Me quedo frío, muy frío, en los desérticos calores de Las Vegas, mientras veo la  ópera prima de Paul Thomas Anderson. Sidney, en su arranque, parece una prima lejana de Ocean's eleven, y esas películas de estafadores me predisponen a la sonrisa y a la posición cómoda en el sofá. Los grandes robos son hechos delictivos que por supuesto no merecen el aplauso, ni la coña marinera, pero a uno, que disfruta con la ruina de los millonarios, le proporcionan un gran entretenimiento, y un pequeño consuelo de viejo bolchevique. Lo primero que hizo el Dioni a llegar a Río/ fue brindar con el espejo y decir: ¡qué tío! 

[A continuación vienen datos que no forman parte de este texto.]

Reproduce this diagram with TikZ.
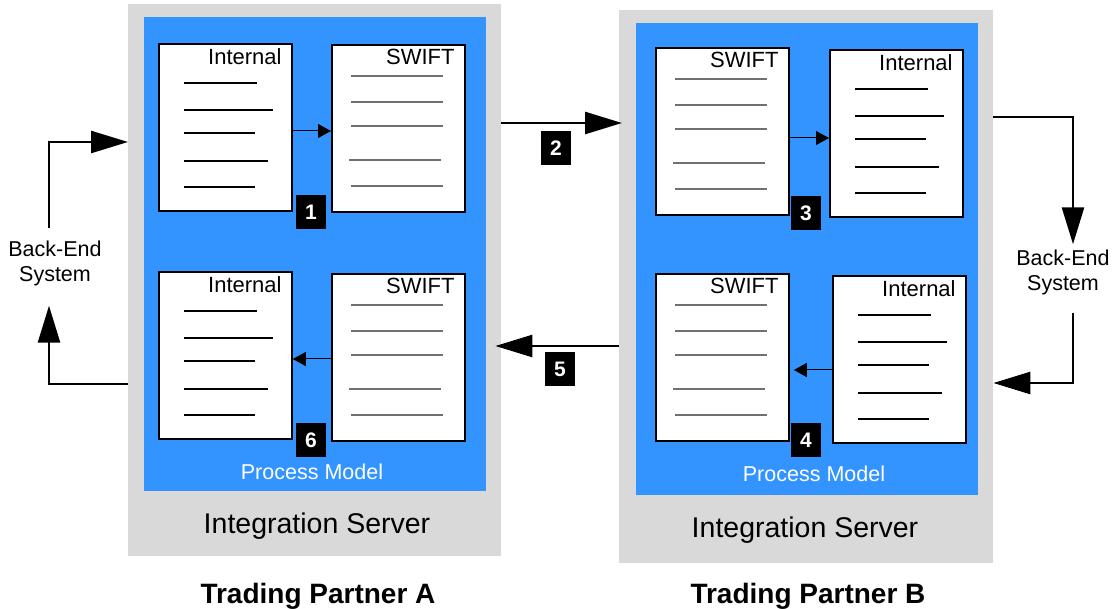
\documentclass[tikz,border=0pt]{standalone}
\usepackage{fontspec}
\setmainfont{Liberation Sans}
\usetikzlibrary{arrows.meta}
\usetikzlibrary{calc}
\definecolor{pmblue}{RGB}{51,148,255}
\definecolor{srvgray}{RGB}{217,217,217}
\definecolor{swgray}{RGB}{112,112,112}

% document with internal format
\newcommand{\intdoc}[3]{%
    \node[docbox] (#1) at (#2,#3) {};
    \node[doclabel] at ($(#1.north east)+(-11,22)$) {Internal};
    \foreach \dy/\w in {40/73,67/89,90/71,118/84,144/71}
        \draw[intline] ($(#1.north west)+(26,\dy)$) -- ++(\w,0);
}
% document with SWIFT format
\newcommand{\swiftdoc}[3]{%
    \node[docbox] (#1) at (#2,#3) {};
    \node[doclabel] at ($(#1.north east)+(-11,21)$) {SWIFT};
    \foreach \dx/\dy in {20/32,20/58,20/82,18/116,20/142}
        \draw[swline] ($(#1.north west)+(\dx,\dy)$) -- ++(92,0);
}

\begin{document}
\begin{tikzpicture}[x=1pt, y=-1pt,
    server/.style={fill=srvgray, anchor=north west, inner sep=0},
    pm/.style={fill=pmblue, anchor=north west, inner sep=0},
    docbox/.style={draw, fill=white, line width=1.8pt, anchor=north west,
        minimum width=133pt, minimum height=167pt, inner sep=0},
    doclabel/.style={anchor=base east, inner sep=0, font=\fontsize{22}{26}\selectfont},
    intline/.style={line width=1.8pt},
    swline/.style={line width=1.2pt, swgray},
    badge/.style={fill=black, text=white, minimum width=30pt, minimum height=34pt,
        inner sep=0, font=\bfseries\fontsize{21}{21}\selectfont},
    bigarrow/.style={line width=2.6pt, -{Triangle[length=37pt,width=22pt]}},
    smallarrow/.style={line width=1pt, -{Triangle[length=13pt,width=14pt]}},
    betext/.style={align=center, inner sep=0, font=\fontsize{21.5}{25}\selectfont},
    pmlabel/.style={anchor=base, inner sep=0, text=white, font=\fontsize{21.5}{24}\selectfont},
    srvlabel/.style={anchor=base, inner sep=0, font=\fontsize{28.5}{32}\selectfont},
    partner/.style={anchor=base, inner sep=0, font=\bfseries\fontsize{28}{32}\selectfont}]
    \useasboundingbox (0,0) rectangle (1117,609);

    % servers and process models
    \node[server, minimum width=373pt, minimum height=552pt] (srvA) at (128,4) {};
    \node[server, minimum width=374pt, minimum height=553pt] (srvB) at (619,10) {};
    \node[pm, minimum width=342pt, minimum height=474pt] (pmA) at (144,17) {};
    \node[pm, minimum width=342pt, minimum height=472pt] (pmB) at (636,23) {};

    % documents
    \intdoc{intA1}{158}{43}
    \swiftdoc{swA1}{331}{44}
    \intdoc{intA2}{158}{271}
    \swiftdoc{swA2}{331}{273}
    \swiftdoc{swB1}{655}{47}
    \intdoc{intB1}{829}{49}
    \swiftdoc{swB2}{655}{273}
    \intdoc{intB2}{832}{275}

    % mappings inside the process models
    \draw[smallarrow] (intA1.east |- 0,131) -- (swA1.west |- 0,131);
    \draw[smallarrow] (swA2.west |- 0,359) -- (intA2.east |- 0,359);
    \draw[smallarrow] (swB1.east |- 0,138) -- (intB1.west |- 0,138);
    \draw[smallarrow, shorten >=4pt] (intB2.west |- 0,370) -- (swB2.east |- 0,370);

    % labels
    \node[pmlabel] (pmlA) at (312,480) {Process Model};
    \node[pmlabel] (pmlB) at (814,482) {Process Model};
    \node[srvlabel] (islA) at (317,533) {Integration Server};
    \node[srvlabel] (islB) at (805,537) {Integration Server};
    \node[partner] (tpA) at (318,603) {Trading Partner A};
    \node[partner] (tpB) at (808,603) {Trading Partner B};

    % back-end systems
    \node[betext] (beA) at (55,263) {Back-End\\System};
    \node[betext] (beB) at (1063,272) {Back-End\\System};
    \draw[bigarrow] ([xshift=-6pt,yshift=12pt]beA.north) |- (srvA.west |- 0,142);
    \draw[bigarrow] (srvA.west |- 0,384) -| ([xshift=-6pt,yshift=-20pt]beA.south);
    \draw[bigarrow] (srvB.east |- 0,117) -| ([xshift=10pt,yshift=5pt]beB.north);
    \draw[bigarrow] ([xshift=10pt,yshift=-18pt]beB.south) |- (srvB.east |- 0,383);

    % exchange between partners
    \draw[bigarrow, shorten >=-3pt] (srvA.east |- 0,123) -- (srvB.west |- 0,123);
    \draw[bigarrow, shorten >=-6pt] (srvB.west |- 0,346) -- (srvA.east |- 0,346);

    % steps
    \node[badge] (s1) at (311,212) {1};
    \node[badge] (s2) at (556,148) {2};
    \node[badge] (s3) at (806,213) {3};
    \node[badge] (s4) at (806,440) {4};
    \node[badge] (s5) at (560,369) {5};
    \node[badge] (s6) at (311,440) {6};
\end{tikzpicture}
\end{document}
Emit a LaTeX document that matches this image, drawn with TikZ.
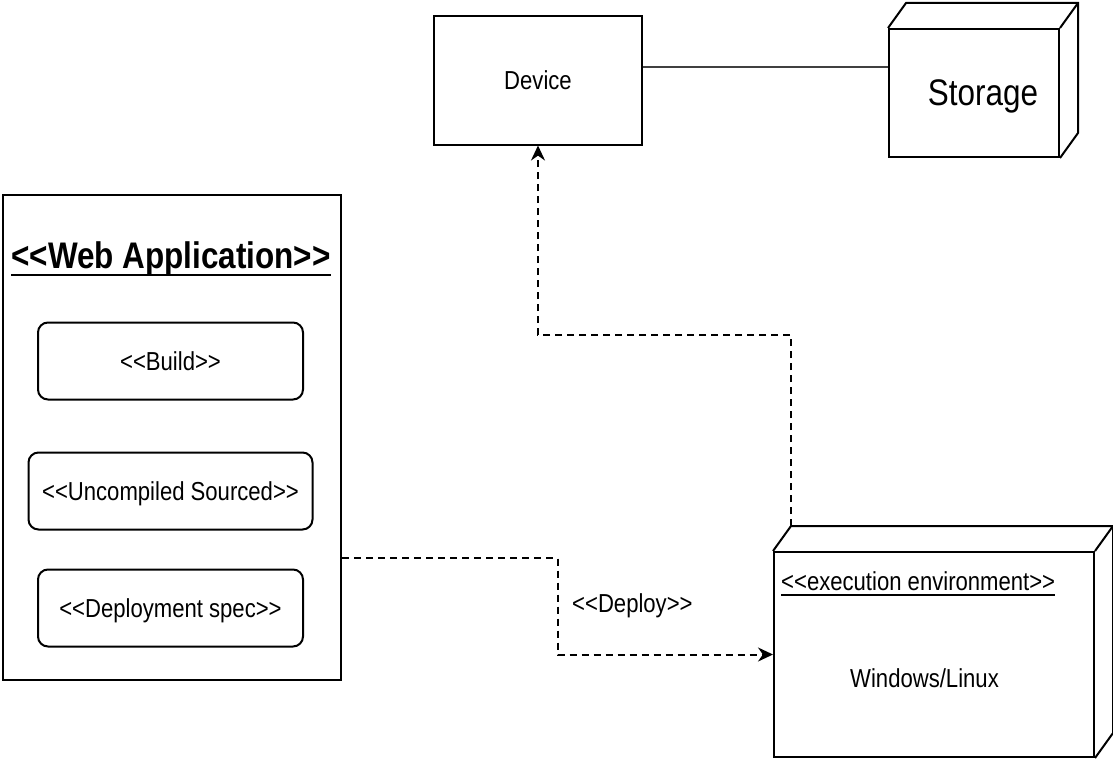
\documentclass[tikz,border=0pt]{standalone}
\usepackage{fontspec}
\setmainfont{Liberation Sans}[FakeStretch=0.85,Ligatures=TeXOff]
\usetikzlibrary{arrows.meta,positioning,calc}

\begin{document}
\begin{tikzpicture}[x=1pt,y=-1pt,>={Stealth[length=15pt,width=14pt]},
        every node/.style={inner sep=0pt,font=\fontsize{26}{31}\selectfont},
        box/.style={draw,line width=2pt},
        part/.style={box,rounded corners=10pt,minimum width=265pt,
          minimum height=77pt,text depth=0pt},
        big/.style={font=\fontsize{37}{44}\selectfont},
        title/.style={font=\fontsize{37}{44}\selectfont\bfseries},
        dep/.style={->,dash pattern=on 7pt off 5pt,line width=2pt}]

  \useasboundingbox (0,0) rectangle (1113,760);

  \node[box,minimum width=208pt,minimum height=128pt] (device) at (538,80.5) {Device};
  \node[box,big,minimum width=170pt,minimum height=128pt,text depth=0pt,
        right=245pt of device,yshift=-12.5pt] (storage) {\hspace*{18pt}Storage};

  \node[box,minimum width=320pt,minimum height=205pt] (exec) at (934,654.5) {};
  \node[anchor=base west] (envtitle) at (781,590) {<<execution environment>>};
  \node[anchor=base] (os) at (924.5,687) {Windows/Linux};

  \foreach \n in {storage,exec}
    \draw[line width=2pt] (\n.north west) -- ++(18,-25)
      -- ([shift={(18,-25)}]\n.north east) -- ([shift={(18,-25)}]\n.south east)
      -- (\n.south east) (\n.north east) -- ++(18,-25);

  \node[box,minimum width=338pt,minimum height=485pt] (webapp) at (172,437.5) {};
  \node[title,anchor=base] (apptitle) at (171,268) {<<Web Application>>};
  \node[part] (build) at (170.5,361) {<<Build>>};
  \node[part,minimum width=284pt,below=51pt of build] (source) {<<Uncompiled Sourced>>};
  \node[part,below=38pt of source] (spec) {<<Deployment spec>>};

  \draw[line width=2pt] ([yshift=-7pt]apptitle.base west) -- ([yshift=-7pt]apptitle.base east);
  \draw[line width=1.5pt] ([yshift=-5pt]envtitle.base west) -- ([yshift=-5pt]envtitle.base east);

  \coordinate (link) at ([yshift=13.5pt]device.east);
  \draw[line width=2pt,black!75] (link) -- (link -| storage.west);

  \coordinate (envtop) at ([shift={(18,-25)}]exec.north west);
  \draw[dep] (envtop) |- (device.south |- 0,335) -- (device.south);

  \coordinate (out) at ([yshift=-120.5pt]webapp.east);
  \draw[dep] (out) -| ($(out)!.5!(exec.west)$) |- (exec.west);
  \node[anchor=base west] (deploy) at (572,612) {<<Deploy>>};

\end{tikzpicture}
\end{document}
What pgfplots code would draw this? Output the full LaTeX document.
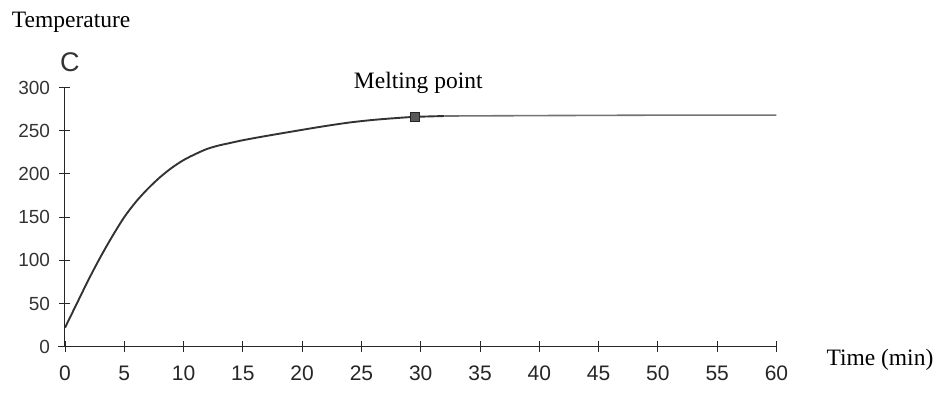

    Pero Paul Thomas Anderson no es un tipo al que le interesen las revoluciones, ni las películas de género. Lo suyo es hacer prospecciones psicológicas de sus personajes, dejarles que hablen, que desbarren, que brote el sucio petróleo de sus mentes culpables, con oscuro pasado y cadáveres bajo la alfombra. Sidney no era finalmente una comedia, ni un thriller de ladrones sofisticados, sino la precursora dramática de Magnolia, solo que sin chicha, sin chispa, más aburrida cuanta más profundidad alcanza la perforadora.